- [Aim of the exercise]
Include the line containing "from matplotlib.patches import Rectangle" and all lines before it, repeated exactly from the listing below, without pictures.

——

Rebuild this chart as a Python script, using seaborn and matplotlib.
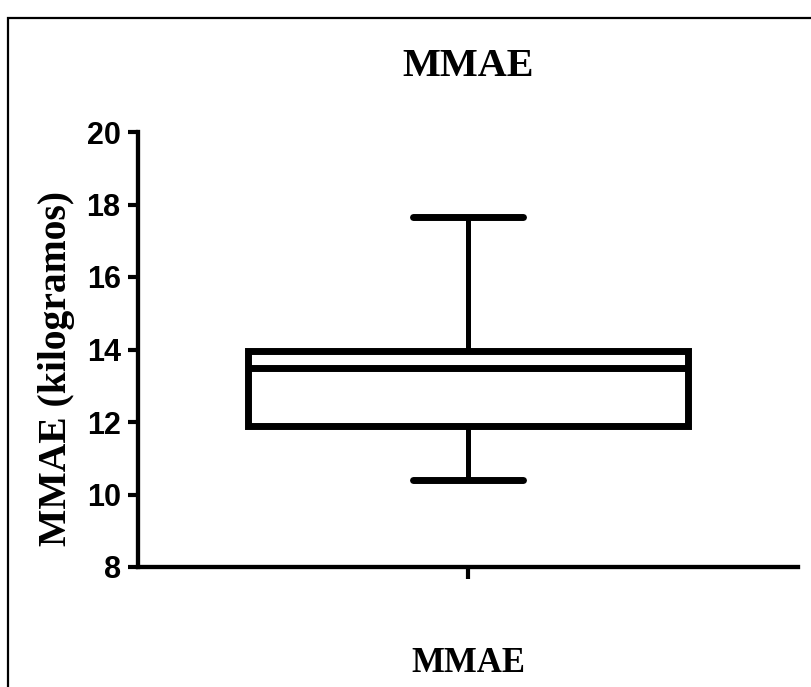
import numpy as np
import pandas as pd
import matplotlib
matplotlib.use('Agg')
import matplotlib.pyplot as plt
import seaborn as sns
from matplotlib.patches import Rectangle

# %%
# Five-number summary (min, Q1, median, Q3, max)
group = "MMAE"
mmae_values = [10.4, 11.9, 13.5, 13.95, 17.65]
y_ticks = [8, 10, 12, 14, 16, 18, 20]

df = pd.DataFrame({"grupo": [group] * len(mmae_values), "MMAE": mmae_values})

# %%
sns.set_style("white")
plt.rcParams['font.family'] = ['Liberation Sans', 'DejaVu Sans']
plt.rcParams['text.color'] = 'black'
plt.rcParams['axes.labelcolor'] = 'black'
plt.rcParams['xtick.color'] = 'black'
plt.rcParams['ytick.color'] = 'black'

fig = plt.figure(figsize=(8.11, 6.87), dpi=100)
ax = fig.add_axes([138 / 811, 1 - 567 / 687, 660 / 811, 435 / 687])

sns.boxplot(data=df, y="MMAE", ax=ax, width=1.0, whis=(0, 100),
            color="white", linecolor="black", linewidth=5,
            whiskerprops={"linewidth": 3.6}, capwidths=0.25)

ax.set_xlim(-0.75, 0.75)
ax.set_ylim(8, 20)
ax.set_yticks(y_ticks)
ax.set_xticks([0])
ax.set_xticklabels([""])

for s in ["top", "right"]:
    ax.spines[s].set_visible(False)
for s in ["left", "bottom"]:
    ax.spines[s].set_linewidth(3.1)
    ax.spines[s].set_color("black")

ax.tick_params(axis="y", length=7.5, width=3, colors="black", pad=5,
               labelsize=22, direction="out", left=True)
ax.tick_params(axis="x", length=8.5, width=3, color="black", bottom=True,
               direction="out")
for lab in ax.get_yticklabels():
    lab.set_fontweight("bold")

serif = ["Liberation Serif", "DejaVu Serif"]
ax.set_title("MMAE", family=serif, fontweight="bold", fontsize=29,
             y=(567 - 75) / 435, va="center", color="black")

ax.set_ylabel("MMAE (kilogramos)", family=serif, fontweight="bold", fontsize=28.5)
ax.yaxis.set_label_coords((57 - 138) / 660, (567 - 368) / 435)
ax.yaxis.label.set_verticalalignment("center")

ax.set_xlabel("MMAE", family=serif, fontweight="bold", fontsize=25)
ax.xaxis.set_label_coords(0.5, (567 - 663) / 435)
ax.xaxis.label.set_verticalalignment("center")

# outer frame (runs off the right and bottom edges, as in the original)
fig.patches.append(Rectangle((8 / 811, -0.05), 1.2, 1 - 18 / 687 + 0.05,
                             transform=fig.transFigure, fill=False,
                             edgecolor="black", linewidth=1.6))

fig.savefig("out.png", dpi=100)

——

- [Finished task]
Rebuild this chart as a Python script, using seaborn and matplotlib.
import numpy as np
import pandas as pd
import matplotlib
matplotlib.use('Agg')
import matplotlib.pyplot as plt
import seaborn as sns
from matplotlib.patches import Rectangle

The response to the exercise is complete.